··· ENTRIES

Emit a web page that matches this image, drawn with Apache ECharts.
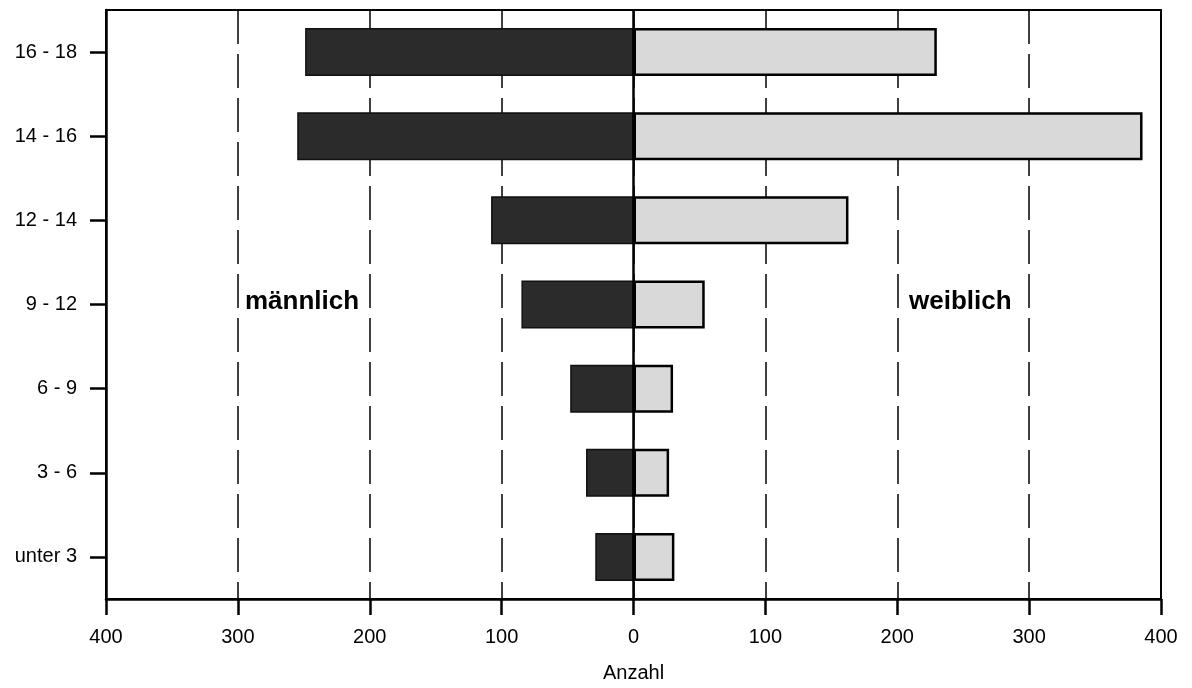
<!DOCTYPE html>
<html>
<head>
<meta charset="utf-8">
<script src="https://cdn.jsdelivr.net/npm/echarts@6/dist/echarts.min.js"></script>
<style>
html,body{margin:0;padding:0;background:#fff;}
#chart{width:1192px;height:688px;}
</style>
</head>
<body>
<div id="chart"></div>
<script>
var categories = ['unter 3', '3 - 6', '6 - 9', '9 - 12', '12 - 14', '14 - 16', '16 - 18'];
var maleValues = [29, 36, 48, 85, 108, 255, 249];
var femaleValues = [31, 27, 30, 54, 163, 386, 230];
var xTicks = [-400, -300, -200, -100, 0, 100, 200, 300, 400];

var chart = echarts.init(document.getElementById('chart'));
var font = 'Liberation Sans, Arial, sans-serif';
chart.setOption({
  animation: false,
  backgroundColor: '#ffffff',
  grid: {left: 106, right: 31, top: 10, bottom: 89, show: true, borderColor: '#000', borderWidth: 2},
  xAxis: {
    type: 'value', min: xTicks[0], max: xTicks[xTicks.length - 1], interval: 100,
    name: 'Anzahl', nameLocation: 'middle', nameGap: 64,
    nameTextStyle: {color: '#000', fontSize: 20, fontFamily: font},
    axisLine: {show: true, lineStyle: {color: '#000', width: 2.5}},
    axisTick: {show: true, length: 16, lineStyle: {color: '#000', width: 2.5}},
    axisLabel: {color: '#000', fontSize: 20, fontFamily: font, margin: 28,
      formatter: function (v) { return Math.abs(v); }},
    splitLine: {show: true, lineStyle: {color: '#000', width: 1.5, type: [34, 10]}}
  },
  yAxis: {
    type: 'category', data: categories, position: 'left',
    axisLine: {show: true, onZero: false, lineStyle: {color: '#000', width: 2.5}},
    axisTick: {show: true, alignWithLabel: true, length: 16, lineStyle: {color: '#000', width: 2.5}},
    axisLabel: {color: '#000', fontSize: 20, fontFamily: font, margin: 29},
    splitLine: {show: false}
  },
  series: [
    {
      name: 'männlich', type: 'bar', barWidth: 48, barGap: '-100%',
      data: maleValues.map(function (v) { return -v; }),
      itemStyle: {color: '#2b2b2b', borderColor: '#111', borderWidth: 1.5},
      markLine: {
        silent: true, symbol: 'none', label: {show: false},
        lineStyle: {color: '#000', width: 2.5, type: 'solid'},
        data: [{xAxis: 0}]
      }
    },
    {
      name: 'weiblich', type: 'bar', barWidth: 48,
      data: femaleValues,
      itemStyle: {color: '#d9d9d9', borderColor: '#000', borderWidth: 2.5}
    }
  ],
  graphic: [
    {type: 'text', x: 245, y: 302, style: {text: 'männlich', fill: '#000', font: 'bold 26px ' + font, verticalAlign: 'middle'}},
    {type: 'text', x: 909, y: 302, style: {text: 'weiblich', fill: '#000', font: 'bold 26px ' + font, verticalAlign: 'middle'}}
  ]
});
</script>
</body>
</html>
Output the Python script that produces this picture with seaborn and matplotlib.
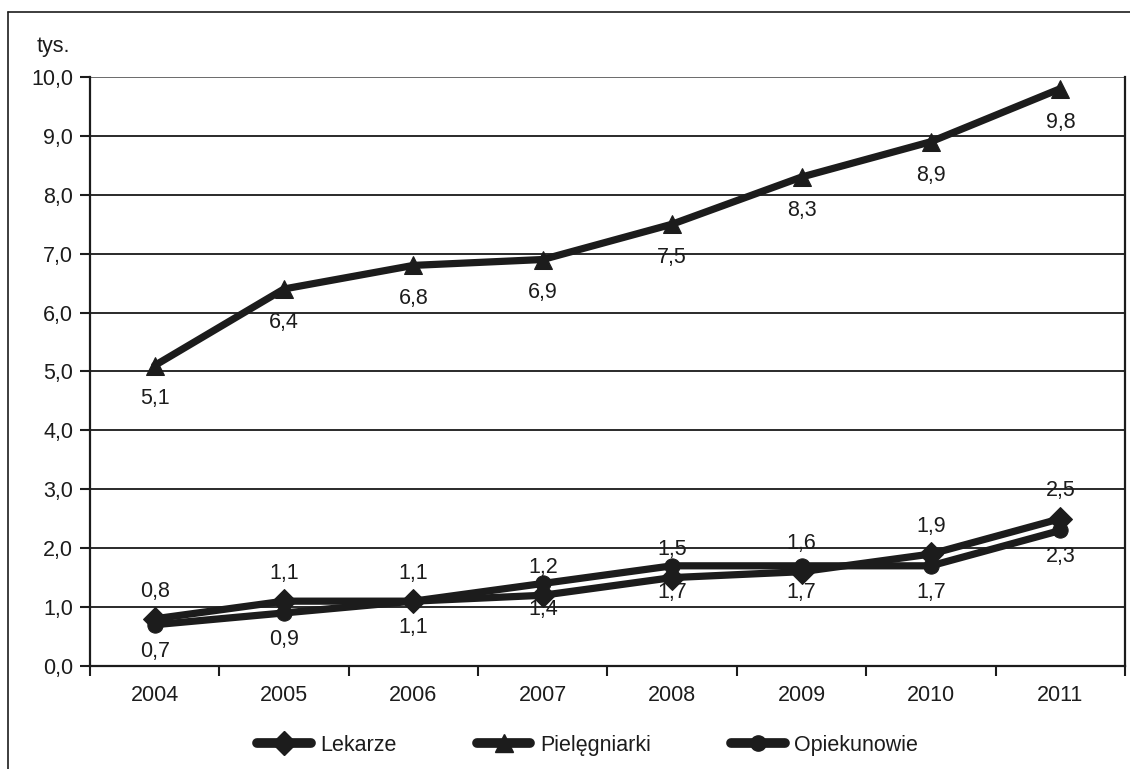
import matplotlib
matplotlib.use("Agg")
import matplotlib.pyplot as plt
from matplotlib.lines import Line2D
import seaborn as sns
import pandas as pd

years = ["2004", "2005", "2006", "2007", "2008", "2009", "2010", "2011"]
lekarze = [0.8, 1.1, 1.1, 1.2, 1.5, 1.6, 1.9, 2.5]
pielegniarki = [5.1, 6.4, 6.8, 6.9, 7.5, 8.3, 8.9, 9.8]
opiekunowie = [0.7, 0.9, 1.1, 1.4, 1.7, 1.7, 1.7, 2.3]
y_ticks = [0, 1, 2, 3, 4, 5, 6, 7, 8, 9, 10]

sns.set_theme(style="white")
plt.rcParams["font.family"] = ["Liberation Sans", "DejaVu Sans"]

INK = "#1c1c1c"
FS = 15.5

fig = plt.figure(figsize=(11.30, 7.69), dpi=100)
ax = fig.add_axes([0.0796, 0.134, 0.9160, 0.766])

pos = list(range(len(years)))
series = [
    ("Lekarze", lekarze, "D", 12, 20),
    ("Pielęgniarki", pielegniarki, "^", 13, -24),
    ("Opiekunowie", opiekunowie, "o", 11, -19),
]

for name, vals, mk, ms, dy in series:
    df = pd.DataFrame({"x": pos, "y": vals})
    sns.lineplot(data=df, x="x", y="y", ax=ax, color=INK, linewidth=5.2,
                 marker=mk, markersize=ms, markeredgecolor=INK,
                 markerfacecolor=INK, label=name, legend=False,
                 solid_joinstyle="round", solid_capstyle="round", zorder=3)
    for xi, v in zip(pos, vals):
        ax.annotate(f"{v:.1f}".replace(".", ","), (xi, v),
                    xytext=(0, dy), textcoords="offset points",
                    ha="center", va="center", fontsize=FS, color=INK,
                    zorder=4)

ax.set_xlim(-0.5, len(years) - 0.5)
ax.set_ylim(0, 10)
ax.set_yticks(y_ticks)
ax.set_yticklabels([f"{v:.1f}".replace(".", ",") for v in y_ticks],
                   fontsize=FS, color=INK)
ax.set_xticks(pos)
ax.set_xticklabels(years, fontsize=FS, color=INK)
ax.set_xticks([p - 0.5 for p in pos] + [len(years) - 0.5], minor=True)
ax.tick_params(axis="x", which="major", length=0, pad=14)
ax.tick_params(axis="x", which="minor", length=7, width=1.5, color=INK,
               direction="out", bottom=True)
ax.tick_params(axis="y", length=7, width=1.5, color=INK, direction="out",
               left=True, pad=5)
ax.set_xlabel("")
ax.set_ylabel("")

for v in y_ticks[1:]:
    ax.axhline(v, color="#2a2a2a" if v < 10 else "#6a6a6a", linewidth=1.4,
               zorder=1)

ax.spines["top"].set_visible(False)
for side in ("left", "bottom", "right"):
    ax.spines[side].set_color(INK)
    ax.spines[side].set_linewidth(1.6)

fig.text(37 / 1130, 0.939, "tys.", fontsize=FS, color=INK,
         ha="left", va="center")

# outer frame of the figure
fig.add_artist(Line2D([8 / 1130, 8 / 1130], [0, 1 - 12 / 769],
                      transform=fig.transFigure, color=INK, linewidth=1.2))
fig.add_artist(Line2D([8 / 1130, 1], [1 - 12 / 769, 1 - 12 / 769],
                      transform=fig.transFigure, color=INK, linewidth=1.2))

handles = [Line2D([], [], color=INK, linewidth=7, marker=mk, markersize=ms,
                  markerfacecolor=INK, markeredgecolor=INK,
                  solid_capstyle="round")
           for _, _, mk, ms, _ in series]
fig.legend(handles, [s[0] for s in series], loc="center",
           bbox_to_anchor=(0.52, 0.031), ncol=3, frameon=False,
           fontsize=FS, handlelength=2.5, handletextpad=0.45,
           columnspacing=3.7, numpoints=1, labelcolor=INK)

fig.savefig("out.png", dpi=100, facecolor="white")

······

• **WHAT IS REQUIRED**:
Show every line from the entries above in which "seaborn" appears.

• **RESPONSE TO THIS TASK**:
Output the Python script that produces this picture with seaborn and matplotlib.
import seaborn as sns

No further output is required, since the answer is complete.